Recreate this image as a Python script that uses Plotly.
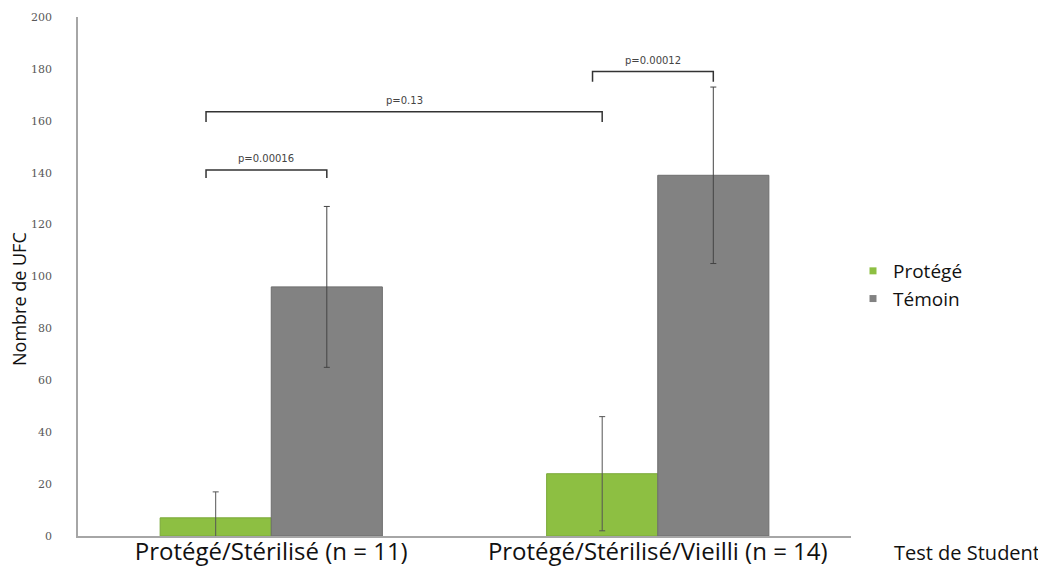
import plotly.graph_objects as go

categories = ["Protégé/Stérilisé (n = 11)", "Protégé/Stérilisé/Vieilli (n = 14)"]
protege_vals = [7, 24]
protege_err = [10, 22]
temoin_vals = [96, 139]
temoin_err = [31, 34]

# brackets: (left category index, left series, right category index, right series, level, foot drop, label)
brackets = [
    (0, "P", 0, "T", 141, 3, "p=0.00016"),
    (0, "P", 1, "P", 163.5, 4, "p=0.13"),
    (1, "P", 1, "T", 179, 4, "p=0.00012"),
]

GREEN = "#8DBF42"
GRAY = "#828282"
BARGAP = 0.425
off = (1 - BARGAP) / 4

# page has an 8px body margin; figure occupies page px 8..1046, 8..566
W, H = 1038, 558
PAD = 8
L, R, T, B = 78 - PAD, 195, 17 - PAD, 30
PW = W - L - R
PH = H - T - B


def px_x(page_x):
    return (page_x - PAD - L) / PW


def px_y(page_y):
    return (H - B - (page_y - PAD)) / PH


fig = go.Figure()
fig.add_trace(go.Bar(
    x=categories, y=protege_vals, name="Protégé", showlegend=False,
    marker=dict(color=GREEN, line=dict(color="#7AA838", width=1)),
    error_y=dict(type="data", array=protege_err, color="#555555", thickness=1, width=3),
))
fig.add_trace(go.Bar(
    x=categories, y=temoin_vals, name="Témoin", showlegend=False,
    marker=dict(color=GRAY, line=dict(color="#6E6E6E", width=1)),
    error_y=dict(type="data", array=temoin_err, color="#444444", thickness=1, width=3),
))
# legend entries with small square swatches
for nm, col in [("Protégé", GREEN), ("Témoin", GRAY)]:
    fig.add_trace(go.Scatter(x=[None], y=[None], mode="markers", name=nm,
                             marker=dict(symbol="square", size=7, color=col)))

for ci, si, cj, sj, lvl, drop, label in brackets:
    x0 = ci + (-off if si == "P" else off) - 0.025
    x1 = cj + (-off if sj == "P" else off)
    fig.add_shape(type="path",
                  path=f"M {x0} {lvl-drop} L {x0} {lvl} L {x1} {lvl} L {x1} {lvl-drop}",
                  xref="x", yref="y", line=dict(color="#333333", width=1.5))
    fig.add_annotation(x=(x0 + x1) / 2, y=lvl + 1.5, text=label, showarrow=False,
                       yanchor="bottom", xref="x", yref="y",
                       font=dict(family="DejaVu Sans", size=10, color="#444444"))

fig.add_annotation(x=px_x(967), y=px_y(552), xref="paper", yref="paper",
                   text="Test de Student", showarrow=False, xanchor="center", yanchor="middle",
                   font=dict(family="Open Sans", size=20, color="#111111"))
fig.add_annotation(x=px_x(19), y=px_y(299), xref="paper", yref="paper",
                   text="Nombre de UFC", showarrow=False, textangle=-90,
                   xanchor="center", yanchor="middle",
                   font=dict(family="Open Sans", size=18, color="#111111"))

fig.update_layout(
    width=W, height=H,
    margin=dict(l=L, r=R, t=T, b=B),
    plot_bgcolor="white", paper_bgcolor="white",
    barmode="group", bargap=BARGAP, bargroupgap=0,
    font=dict(family="Open Sans", color="#111111"),
    legend=dict(x=px_x(853), y=px_y(285), xanchor="left", yanchor="middle",
                font=dict(size=19, color="#111111"),
                itemwidth=30, tracegroupgap=0, bgcolor="rgba(0,0,0,0)"),
    showlegend=True,
)
fig.update_xaxes(type="category", showline=True, linecolor="#A6A6A6", linewidth=1.5,
                 ticks="", tickfont=dict(size=24, color="#111111", family="Open Sans"),
                 ticklabelstandoff=-7,
                 range=[-0.5, 1.5], showgrid=False, automargin=False)
fig.update_yaxes(range=[0, 200], dtick=20, showline=True, linecolor="#A6A6A6", linewidth=1.5,
                 showgrid=False, zeroline=False, ticks="", ticklabelstandoff=22,
                 tickfont=dict(size=11, color="#595959", family="DejaVu Serif"),
                 automargin=False)

fig.write_html("out.html")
========================================
**Problem to solve:**
Return, unchanged, the lines from the first line of the material through the line that holds "temoin_err = [31, 34]", inclusive, omitting pictures.

**Exercise answer:**
Recreate this image as a Python script that uses Plotly.
import plotly.graph_objects as go

categories = ["Protégé/Stérilisé (n = 11)", "Protégé/Stérilisé/Vieilli (n = 14)"]
protege_vals = [7, 24]
protege_err = [10, 22]
temoin_vals = [96, 139]
temoin_err = [31, 34]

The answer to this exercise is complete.